In the Snoezelen Room, there’s something for everyone: bubble tubes with flowing colors and sounds, wall-mounted panels with captivating lights, and all kinds of tactile elements to push, pull, brush, and tinker with. On the wall, a vibrant rainbow mural painted by Perkins’ Director of Admissions Amy Ferreira is an ode to Brady, where each color represents a different part of his lived experience. For students with limited mobility, a mechanical lift reaches every touch-to-interact element in the room. 

With the support of Brady’s family and the funds Debra raised, Brady’s teaching team at Perkins, including Wendy Buckley, Megan Connaughton, and Amanda Toczylowski, brainstormed how to capture and share his spirit. They collaborated with Snoezelen, a company that specializes in crafting multi-sensory environments to order a customized list of products and create a design for the room that was representative of the deafblind student community as a whole.

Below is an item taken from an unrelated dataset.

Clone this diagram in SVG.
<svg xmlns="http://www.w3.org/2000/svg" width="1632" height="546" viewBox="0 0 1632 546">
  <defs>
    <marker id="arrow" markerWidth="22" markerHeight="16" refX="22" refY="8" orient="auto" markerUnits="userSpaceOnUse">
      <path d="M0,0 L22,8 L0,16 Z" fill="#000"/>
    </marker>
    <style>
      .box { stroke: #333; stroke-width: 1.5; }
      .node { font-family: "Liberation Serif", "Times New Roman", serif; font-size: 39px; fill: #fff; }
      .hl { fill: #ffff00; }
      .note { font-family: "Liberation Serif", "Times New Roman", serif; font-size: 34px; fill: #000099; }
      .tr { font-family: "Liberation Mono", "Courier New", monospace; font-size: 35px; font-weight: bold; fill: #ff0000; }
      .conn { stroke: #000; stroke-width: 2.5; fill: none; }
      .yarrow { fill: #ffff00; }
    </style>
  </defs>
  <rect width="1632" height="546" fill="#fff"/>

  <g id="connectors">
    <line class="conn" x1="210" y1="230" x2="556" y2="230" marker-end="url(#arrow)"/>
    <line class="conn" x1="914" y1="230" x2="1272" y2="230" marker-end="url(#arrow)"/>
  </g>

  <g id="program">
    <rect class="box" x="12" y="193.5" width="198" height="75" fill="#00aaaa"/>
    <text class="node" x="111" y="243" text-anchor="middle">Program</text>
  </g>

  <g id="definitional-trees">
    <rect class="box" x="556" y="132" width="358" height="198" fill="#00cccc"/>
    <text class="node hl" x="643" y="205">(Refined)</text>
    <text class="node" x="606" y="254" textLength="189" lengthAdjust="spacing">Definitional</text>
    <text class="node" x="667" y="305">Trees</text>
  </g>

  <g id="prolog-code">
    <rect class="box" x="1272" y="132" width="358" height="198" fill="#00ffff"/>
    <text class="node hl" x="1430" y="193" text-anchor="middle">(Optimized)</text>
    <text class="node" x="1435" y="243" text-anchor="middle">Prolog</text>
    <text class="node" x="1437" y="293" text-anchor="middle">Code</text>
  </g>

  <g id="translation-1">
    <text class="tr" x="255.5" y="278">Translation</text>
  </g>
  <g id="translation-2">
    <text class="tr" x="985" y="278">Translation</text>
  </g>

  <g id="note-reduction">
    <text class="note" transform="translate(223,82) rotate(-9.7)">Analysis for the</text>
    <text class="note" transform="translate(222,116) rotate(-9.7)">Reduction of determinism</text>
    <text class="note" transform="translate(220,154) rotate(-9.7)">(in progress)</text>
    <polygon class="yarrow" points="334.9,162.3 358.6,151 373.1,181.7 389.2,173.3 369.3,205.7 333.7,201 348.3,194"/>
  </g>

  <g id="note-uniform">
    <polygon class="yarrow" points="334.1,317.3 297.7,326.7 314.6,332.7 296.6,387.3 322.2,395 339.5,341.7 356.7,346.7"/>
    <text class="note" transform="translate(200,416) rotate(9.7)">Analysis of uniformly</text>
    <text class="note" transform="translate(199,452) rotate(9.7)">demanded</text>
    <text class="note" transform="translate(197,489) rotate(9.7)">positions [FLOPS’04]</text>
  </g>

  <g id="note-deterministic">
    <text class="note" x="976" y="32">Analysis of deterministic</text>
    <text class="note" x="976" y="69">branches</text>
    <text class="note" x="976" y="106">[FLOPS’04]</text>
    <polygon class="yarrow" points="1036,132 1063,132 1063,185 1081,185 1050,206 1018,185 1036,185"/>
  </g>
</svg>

“We have a range of students who have different sensory needs,” said Wendy Buckley. “We tried to pick things that would attract their particular needs, whether it’s tactile, visual, or visual and auditory.” Through creative thinking and teamwork, the windowed classroom was transformed into a haven for play and relaxation.

“This room will provide a way for students of all ages to learn and play for years to come—a place for friends to learn and play together.“

Megan Connaughton, one of Brady’s teachers

Debra’s fundraiser is an undeniable representation of a community’s power to change lives. Her dual commitment to honoring Brady and bettering the lives of his peers at Perkins inspired others to take action: to be a part of something bigger than themselves. Now, generations of students will be able to celebrate Brady’s life. 

“The Snoezelen Room reflects not only the things he loved, but allows all students a way to access all of the equipment in their own, unique ways,” said Megan Connaughton. “This room will provide a way for students of all ages to learn and play for years to come—a place for friends to learn and play together.”